When the president issues an executive order, he is limited to carrying out functions required of him by the Constitution, or to carry out a law passed by Congress. Only Congress can make law, according to Article I of the Constitution. The president does not constitutionally “make law,” any more than a federal bureaucrat can legally make law. Federal judges do not make general law, either, but only the law for the case before them in their court.

The U.S. Supreme Court has rightly held that all executive orders made by the president must be supported by the Constitution in order to be legal. For example, only Congress can declare war — constitutionally. Once a war is declared, it is the president’s role as commander-in-chief of the armed forces to execute that declaration of war.

Looking at a few of Biden’s executive orders, we can safely assert, then, that some of the orders are unconstitutional. Take the decision to put the United States back into the Paris Climate agreement. The United States became part of it due to a decision made by President Barack Obama. But the Constitution requires any agreement with foreign powers — a treaty — to be agreed to by a two-thirds vote or more by the U.S. Senate. Obama had no legal right to put the United States into the Paris deal without that two-thirds vote from the Senate, and President Donald Trump did the right thing, both constitutionally and as a wise policy matter, to withdraw from it. Biden’s executive order to rejoin the Paris deal, without the approval of the Senate, is just as illegal as when Obama initially joined it.

For that matter, Trump’s USMCA trade deal was clearly a treaty as envisioned by the Founding Fathers, and it should have been placed before the U.S. Senate for their debate — requiring a two-thirds, not just a simple majority, vote.

Another executive order by President Barack Obama that was clearly unconstitutional was his Deferred Action for Childhood Arrivals (DACA) immigration order. It was an order issued not to faithfully execute federal immigration law, but in defiance of it.

In short, when a president issues an executive order, it should be for the purpose of carrying out constitutionally enacted laws of the Congress. It should never be used by a president to make law out of whole cloth.
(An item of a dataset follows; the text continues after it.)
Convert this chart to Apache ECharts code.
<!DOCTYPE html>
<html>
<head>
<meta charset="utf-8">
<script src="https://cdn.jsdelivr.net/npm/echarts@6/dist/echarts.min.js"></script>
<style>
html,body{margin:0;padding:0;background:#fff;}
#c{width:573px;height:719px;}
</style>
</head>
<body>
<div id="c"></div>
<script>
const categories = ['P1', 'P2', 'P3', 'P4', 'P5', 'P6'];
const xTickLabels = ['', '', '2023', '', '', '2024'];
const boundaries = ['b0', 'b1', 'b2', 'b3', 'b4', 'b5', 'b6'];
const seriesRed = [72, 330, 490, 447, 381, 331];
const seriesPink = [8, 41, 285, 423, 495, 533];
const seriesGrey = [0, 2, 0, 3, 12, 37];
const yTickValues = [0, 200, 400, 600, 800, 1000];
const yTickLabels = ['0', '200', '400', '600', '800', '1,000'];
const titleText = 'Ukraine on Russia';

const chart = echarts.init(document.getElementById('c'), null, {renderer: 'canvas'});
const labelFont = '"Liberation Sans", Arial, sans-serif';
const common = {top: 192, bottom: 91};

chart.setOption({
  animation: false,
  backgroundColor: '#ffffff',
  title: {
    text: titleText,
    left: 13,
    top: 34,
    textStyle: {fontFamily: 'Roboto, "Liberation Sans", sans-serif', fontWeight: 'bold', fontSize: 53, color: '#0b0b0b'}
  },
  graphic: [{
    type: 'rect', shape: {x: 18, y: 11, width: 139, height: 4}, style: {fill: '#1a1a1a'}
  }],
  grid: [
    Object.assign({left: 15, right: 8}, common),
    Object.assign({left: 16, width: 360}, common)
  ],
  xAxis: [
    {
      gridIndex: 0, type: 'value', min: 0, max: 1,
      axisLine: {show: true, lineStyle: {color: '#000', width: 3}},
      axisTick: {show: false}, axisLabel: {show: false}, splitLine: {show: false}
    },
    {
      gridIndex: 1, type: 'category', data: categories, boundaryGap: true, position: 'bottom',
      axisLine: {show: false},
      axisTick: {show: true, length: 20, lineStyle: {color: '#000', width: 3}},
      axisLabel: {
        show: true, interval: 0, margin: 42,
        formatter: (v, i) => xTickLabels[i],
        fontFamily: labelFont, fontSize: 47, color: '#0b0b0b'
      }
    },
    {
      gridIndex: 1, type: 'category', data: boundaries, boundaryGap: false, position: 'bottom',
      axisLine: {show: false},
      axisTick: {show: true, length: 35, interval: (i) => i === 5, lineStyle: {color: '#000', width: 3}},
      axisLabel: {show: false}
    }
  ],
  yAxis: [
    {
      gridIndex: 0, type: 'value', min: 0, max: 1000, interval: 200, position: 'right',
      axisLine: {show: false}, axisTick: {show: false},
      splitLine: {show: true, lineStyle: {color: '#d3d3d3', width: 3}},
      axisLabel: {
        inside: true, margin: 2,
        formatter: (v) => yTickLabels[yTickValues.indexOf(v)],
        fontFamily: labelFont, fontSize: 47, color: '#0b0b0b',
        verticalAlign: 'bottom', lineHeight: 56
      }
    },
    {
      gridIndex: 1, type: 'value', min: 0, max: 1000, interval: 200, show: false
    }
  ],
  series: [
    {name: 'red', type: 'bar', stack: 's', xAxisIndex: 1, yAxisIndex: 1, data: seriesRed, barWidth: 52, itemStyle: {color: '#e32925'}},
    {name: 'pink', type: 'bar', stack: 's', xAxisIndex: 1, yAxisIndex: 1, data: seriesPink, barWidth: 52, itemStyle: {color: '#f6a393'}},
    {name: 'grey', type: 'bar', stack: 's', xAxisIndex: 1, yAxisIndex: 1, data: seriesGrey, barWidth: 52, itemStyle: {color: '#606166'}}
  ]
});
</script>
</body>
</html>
Certainly, there are times when a president would like to simply make a law via executive order, to enact some policy that he truly believes would be a wise and prudent policy. But as George Washington said in his Farewell Address, “But let there be no change by usurpation; for though this in one instance may be the instrument of good, it is the customary weapon by which free governments are destroyed. The precedent must always greatly overbalance in permanent evil any partial or transient benefit which the use can at any time yield.”